Dans l'ensemble, ce sont des initiatives assez capitalistiques, car l'installation de turbines offshore dans la mer Caspienne nécessitera des solutions d'ingénierie complexes, y compris la construction de supports de 90 mètres de haut pour les générateurs éoliens. En même temps, il est prévu qu'à partir de l'énergie éolienne offshore relativement peu coûteuse, l'électrolyse de l'eau de mer puisse être développée pour produire de l'hydrogène "vert" à l'avenir.
"À ce stade, nous ne devrions pas nous attendre à ce que l'Azerbaïdjan soit à l'avant-garde de l'agenda mondial de l'hydrogène.
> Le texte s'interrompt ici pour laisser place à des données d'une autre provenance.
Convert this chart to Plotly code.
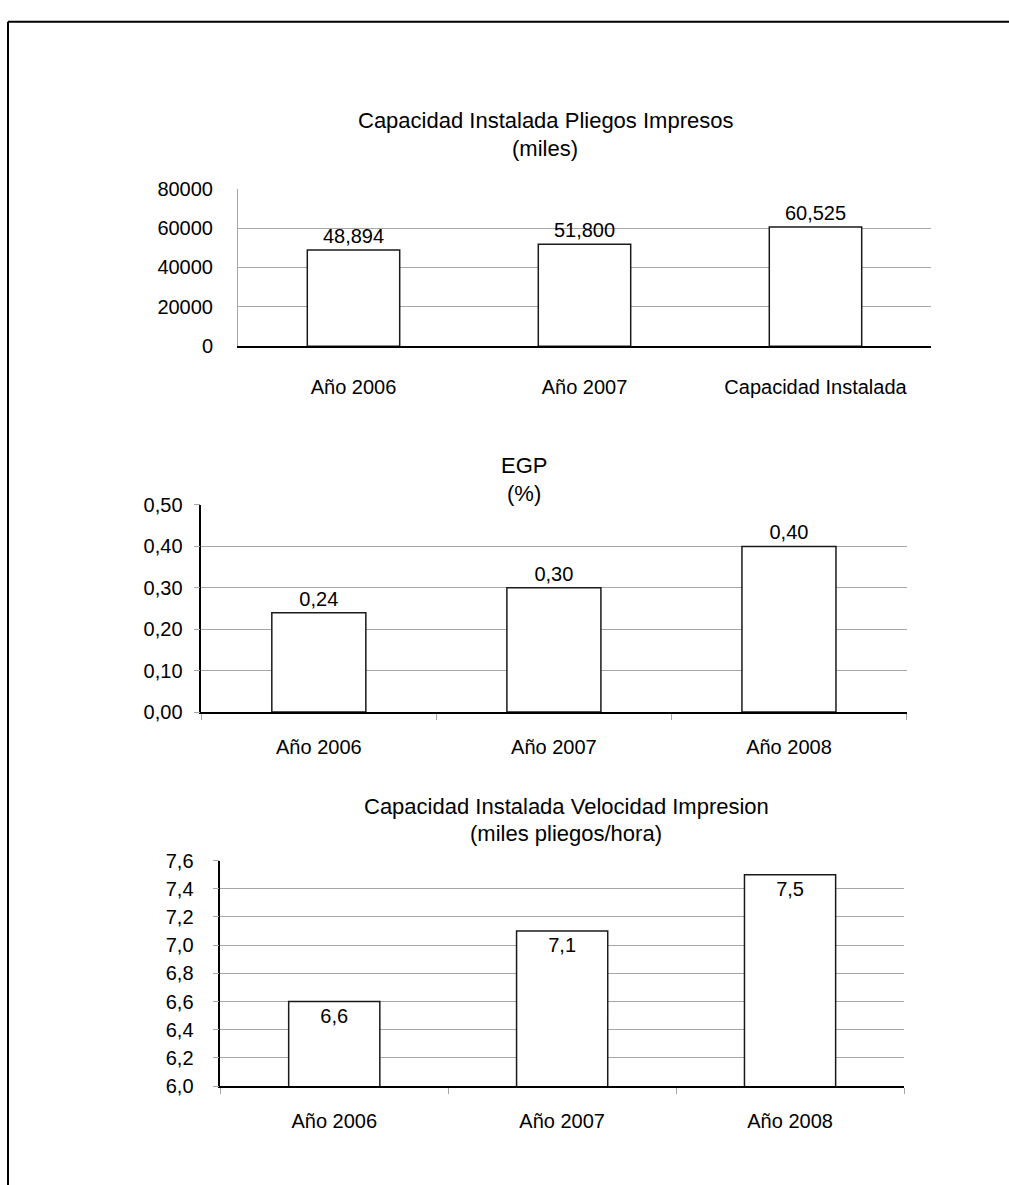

Cependant, les projets de création de parcs éoliens offshore à grande échelle nous ont amenés à envisager sérieusement l'hydrogène vert", a déclaré le vice-ministre de l'Énergie de l'Azerbaïdjan, Elnur Soltanov, lors de la table ronde.
Il a expliqué : "Le fait est que les systèmes de stockage de l'énergie sont encore assez coûteux. En revanche, l'hydrogène "vert" peut servir à la fois de forme de stockage et de produit de base : lorsqu'il y a un excédent de production d'électricité renouvelable, en particulier pendant les périodes de faible demande, l'excédent peut être réorienté vers la production d'hydrogène, ce qui permet d'éviter les pertes dues à la réduction de l'offre d'électricité. L'hydrogène produit peut ensuite être utilisé pour la production d'électricité pendant les heures de pointe ou exporté - sous forme d'ammoniac ou d'hydrogène liquéfié".
Le vice-ministre a souligné qu'en collaboration avec la BERD, des études sur l'énergie hydrogène ont déjà été menées en Azerbaïdjan et qu'une stratégie nationale à long terme est en cours d'élaboration. L'Azerbaïdjan est notamment bien placé pour produire de l'hydrogène "bleu" (reformage du méthane à la vapeur combiné à des systèmes de capture, de stockage et d'utilisation du carbone) grâce à son accès au gaz naturel et à la présence de gisements de pétrole et de gaz épuisés adaptés à la technologie de capture et de stockage du carbone (CSC).
"Le potentiel de la mer Caspienne, nos capacités en matière d'énergie éolienne et l'infrastructure existante de pipelines et de ports nous permettent d'espérer la création d'un écosystème énergétique symbiotique où les électrons et les molécules se complètent. Nous pensons que c'est la clé de l'avenir énergétique durable de l'Azerbaïdjan", a souligné M. Soltanov.
La faisabilité de ces projets est démontrée par les récents essais menés par le consortium TAP AG sur le système du gazoduc transadriatique (TAP) en ce qui concerne l'approvisionnement en hydrogène. À partir de 2021, ces études ont évalué les possibilités techniques de transport d'un mélange de gaz naturel et d'hydrogène par le gazoduc TAP. L'expérience a confirmé la faisabilité de ces livraisons combinées, bien entendu sous réserve d'une forte demande et du développement du marché de l'hydrogène en Europe.
La signature d'un mémorandum en janvier 2024 entre le ministère de l'énergie et le ministère de l'investissement des Émirats arabes unis constitue une autre étape importante dans la réalisation des ambitions de l'Azerbaïdjan en matière d'hydrogène. Ce mémorandum prévoit la construction de centrales éoliennes d'une capacité de 6 GW dans le secteur azerbaïdjanais de la mer Caspienne, ainsi que des projets communs de production d'hydrogène "vert", d'ammoniac et de méthane synthétique. La société Masdar, basée aux Émirats arabes unis, devrait être le partenaire principal de ces projets.
"L'Azerbaïdjan dispose d'un important potentiel inexploité, en particulier dans le domaine de l'énergie éolienne, à la fois sur terre et en mer. Nous y voyons des opportunités pour l'application de technologies intelligentes et la mise à l'échelle des projets", a déclaré Mazin Khan, directeur financier de Masdar, lors d'une table ronde organisée dans le cadre de la réunion de la BERD.